Medici ed infermieri eroi senza gloria né riconoscimenti anzi, sempre pronti a rischiare per nulla altro che lo stipendio. Ma quello lo prendono tutti. Le TV fuori riprendono le scene di un caos che con un po’ di accortezza politica poteva essere, quanto meno, mitigato. Sono in trincea di una guerra che non avrà ne vincitori ne vinti ma soltanto morti, feriti ed un periodo in cui l’umanità non sarà più la stessa se non altro perché questa è la più grande, grave pandemia che l’umanità ricorderà per sempre. Un pensiero mi sfiora la mente… Ogni Titanic mentre affonda ha una sua orchestra che continua a suonare le note di un vecchio valzer viennese….”.

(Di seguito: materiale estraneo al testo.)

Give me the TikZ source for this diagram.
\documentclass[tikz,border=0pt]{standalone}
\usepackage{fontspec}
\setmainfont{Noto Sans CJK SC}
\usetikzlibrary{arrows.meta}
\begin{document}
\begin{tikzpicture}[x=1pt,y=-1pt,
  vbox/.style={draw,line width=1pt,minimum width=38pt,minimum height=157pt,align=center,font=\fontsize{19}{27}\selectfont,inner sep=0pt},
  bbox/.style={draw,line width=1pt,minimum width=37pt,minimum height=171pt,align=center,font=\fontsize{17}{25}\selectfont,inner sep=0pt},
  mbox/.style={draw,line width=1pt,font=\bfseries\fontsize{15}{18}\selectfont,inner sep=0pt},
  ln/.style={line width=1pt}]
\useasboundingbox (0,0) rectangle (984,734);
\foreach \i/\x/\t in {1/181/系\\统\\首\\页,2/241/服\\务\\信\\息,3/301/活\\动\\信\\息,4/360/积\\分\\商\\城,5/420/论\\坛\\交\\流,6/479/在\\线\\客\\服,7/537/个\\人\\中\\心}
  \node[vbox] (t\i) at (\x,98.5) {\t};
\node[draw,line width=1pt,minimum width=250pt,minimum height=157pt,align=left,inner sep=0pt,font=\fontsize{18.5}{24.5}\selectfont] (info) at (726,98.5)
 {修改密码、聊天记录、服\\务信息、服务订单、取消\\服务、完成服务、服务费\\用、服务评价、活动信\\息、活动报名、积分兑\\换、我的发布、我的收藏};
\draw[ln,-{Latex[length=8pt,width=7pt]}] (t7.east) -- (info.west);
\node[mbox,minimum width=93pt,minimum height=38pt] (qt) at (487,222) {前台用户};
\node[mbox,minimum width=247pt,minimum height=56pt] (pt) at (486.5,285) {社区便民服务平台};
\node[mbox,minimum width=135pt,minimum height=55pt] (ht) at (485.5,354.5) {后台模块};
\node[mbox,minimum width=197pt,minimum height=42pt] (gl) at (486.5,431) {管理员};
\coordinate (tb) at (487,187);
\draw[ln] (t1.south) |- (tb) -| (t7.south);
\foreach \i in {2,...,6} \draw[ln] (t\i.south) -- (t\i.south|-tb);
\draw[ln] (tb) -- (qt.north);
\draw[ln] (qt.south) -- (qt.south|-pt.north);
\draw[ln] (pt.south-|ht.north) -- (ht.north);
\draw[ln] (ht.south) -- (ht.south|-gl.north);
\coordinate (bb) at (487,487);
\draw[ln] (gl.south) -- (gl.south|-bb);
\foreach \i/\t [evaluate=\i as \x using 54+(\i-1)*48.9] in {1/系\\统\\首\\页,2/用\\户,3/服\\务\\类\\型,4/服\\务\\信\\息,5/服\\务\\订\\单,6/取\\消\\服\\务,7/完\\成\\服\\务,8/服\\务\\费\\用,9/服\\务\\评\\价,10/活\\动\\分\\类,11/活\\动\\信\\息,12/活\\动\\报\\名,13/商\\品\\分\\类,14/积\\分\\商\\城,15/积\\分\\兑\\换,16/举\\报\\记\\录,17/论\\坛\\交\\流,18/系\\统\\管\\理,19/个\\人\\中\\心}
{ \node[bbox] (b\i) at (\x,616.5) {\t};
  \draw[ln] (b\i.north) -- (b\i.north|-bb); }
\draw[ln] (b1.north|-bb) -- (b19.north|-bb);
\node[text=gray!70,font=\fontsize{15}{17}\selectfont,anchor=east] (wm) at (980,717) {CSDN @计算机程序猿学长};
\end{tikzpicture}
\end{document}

Benevolmente, i vaccini e le terapie giocano alla grande la partita. Arrivano le dimissioni e un’altra pagina di diario: “Sono stato due giorni all’ inferno come Proserpina, ed ho visto dolore e sofferenza cose che un’amica che lavora in rianimazione Covid dello stesso ospedale mi raccontava da due anni”.

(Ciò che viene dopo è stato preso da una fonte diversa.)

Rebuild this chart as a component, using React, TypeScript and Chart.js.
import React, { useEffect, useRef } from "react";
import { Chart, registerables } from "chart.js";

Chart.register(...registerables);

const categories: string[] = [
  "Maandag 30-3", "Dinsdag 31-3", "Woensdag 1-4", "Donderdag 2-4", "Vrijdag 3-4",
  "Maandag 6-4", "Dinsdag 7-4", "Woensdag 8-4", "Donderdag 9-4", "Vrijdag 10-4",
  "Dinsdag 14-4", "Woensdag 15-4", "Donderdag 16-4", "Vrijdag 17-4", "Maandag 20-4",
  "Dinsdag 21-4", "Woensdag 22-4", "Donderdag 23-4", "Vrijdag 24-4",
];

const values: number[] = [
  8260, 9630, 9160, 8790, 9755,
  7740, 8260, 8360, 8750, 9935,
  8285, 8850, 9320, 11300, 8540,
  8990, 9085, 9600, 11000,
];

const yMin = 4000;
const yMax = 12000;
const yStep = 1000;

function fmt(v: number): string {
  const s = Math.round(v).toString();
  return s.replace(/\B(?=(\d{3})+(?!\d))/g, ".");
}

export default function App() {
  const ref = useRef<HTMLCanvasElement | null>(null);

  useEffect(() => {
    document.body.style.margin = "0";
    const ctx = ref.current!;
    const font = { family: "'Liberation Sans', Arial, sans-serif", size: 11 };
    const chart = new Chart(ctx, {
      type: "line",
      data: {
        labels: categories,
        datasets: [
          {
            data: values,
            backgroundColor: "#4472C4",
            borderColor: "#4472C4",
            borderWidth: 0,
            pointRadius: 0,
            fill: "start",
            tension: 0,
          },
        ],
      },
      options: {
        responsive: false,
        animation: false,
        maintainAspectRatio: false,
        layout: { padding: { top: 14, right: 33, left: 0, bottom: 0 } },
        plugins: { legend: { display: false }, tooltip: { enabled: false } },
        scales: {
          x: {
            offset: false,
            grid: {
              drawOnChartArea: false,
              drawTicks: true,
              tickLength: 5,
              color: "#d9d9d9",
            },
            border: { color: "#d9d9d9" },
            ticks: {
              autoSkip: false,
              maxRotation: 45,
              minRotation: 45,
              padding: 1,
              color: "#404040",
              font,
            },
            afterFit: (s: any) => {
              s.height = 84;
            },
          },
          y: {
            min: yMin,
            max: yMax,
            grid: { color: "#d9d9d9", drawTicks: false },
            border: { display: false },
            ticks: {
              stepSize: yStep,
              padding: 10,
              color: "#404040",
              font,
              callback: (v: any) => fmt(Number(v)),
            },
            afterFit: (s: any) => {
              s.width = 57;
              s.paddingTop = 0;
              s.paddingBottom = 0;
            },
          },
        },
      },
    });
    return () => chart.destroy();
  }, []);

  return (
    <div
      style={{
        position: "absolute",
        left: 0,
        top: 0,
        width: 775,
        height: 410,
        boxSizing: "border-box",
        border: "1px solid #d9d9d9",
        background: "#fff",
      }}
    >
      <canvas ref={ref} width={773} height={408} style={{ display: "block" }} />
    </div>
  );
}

“In due giorni ho visto di tutto ho parlato con una ragazzina di 30 anni (quella che piangeva nel tendone), minuta minuta, con tre dosi di vaccino e con polmonite iniziale, un uomo di 83 anni che di vaccini ne aveva fatti ben 5 come diceva lui, 3 di Piper (si ride e si piange) 1 di antinfluenzale e 1 di antipolmonite e che comunque nonostante il Covid e l’età, grazie al Piper, è uscito sulle sue gambe, una no vax con tumore ai polmoni che non ha fatto altro che protestare fino a far arrabbiare il primario. Con la no vax, in stanza con me, ho parlato a lungo ed ho capito che queste persone, in gran parte, sono confuse e molto spaventate”.

Ho tentato a lungo di farle capire quanto poteva essere importante per lei di sottoporsi alla mia stessa terapia ma dopo ore di lotta non sono riuscito ed è un mio rammarico. Si è dimessa volontariamente ed è andata via dicendo che la sua dignità era superiore a qualsiasi cosa e io arrabbiato ma con estrema gentilezza in un tentativo disperato di farle cambiare idea le ho risposto che non sarebbe stato un granché l’epigrafe … ‘Qui giace una donna dignitosa’ … Sto bene anzi meglio ed è questo che conta per me ma non riesco a guardare solo me e sono estremamente dispiaciuto e contrariato”.

La conclusione: “Avevo una pallida idea di ciò che succede ed è successo negli ospedali ma ieri e l’altro ieri ho visto con i miei occhi ed anche sentito la gente che soffre, ho visto le difficoltà degli operatori sanitari tutti e la loro dedizione, i sorrisi le arrabbiature, la tenacia nel voler curare a tutti i costi, anche chi quella scienza la rinnega”. L’ultima riga è un saluto affettuoso che nasconde un sorriso ammaccato. Nonostante la tempesta e i colpi di coda del mostro, Ismaele, ancora una volta, è tornato a casa.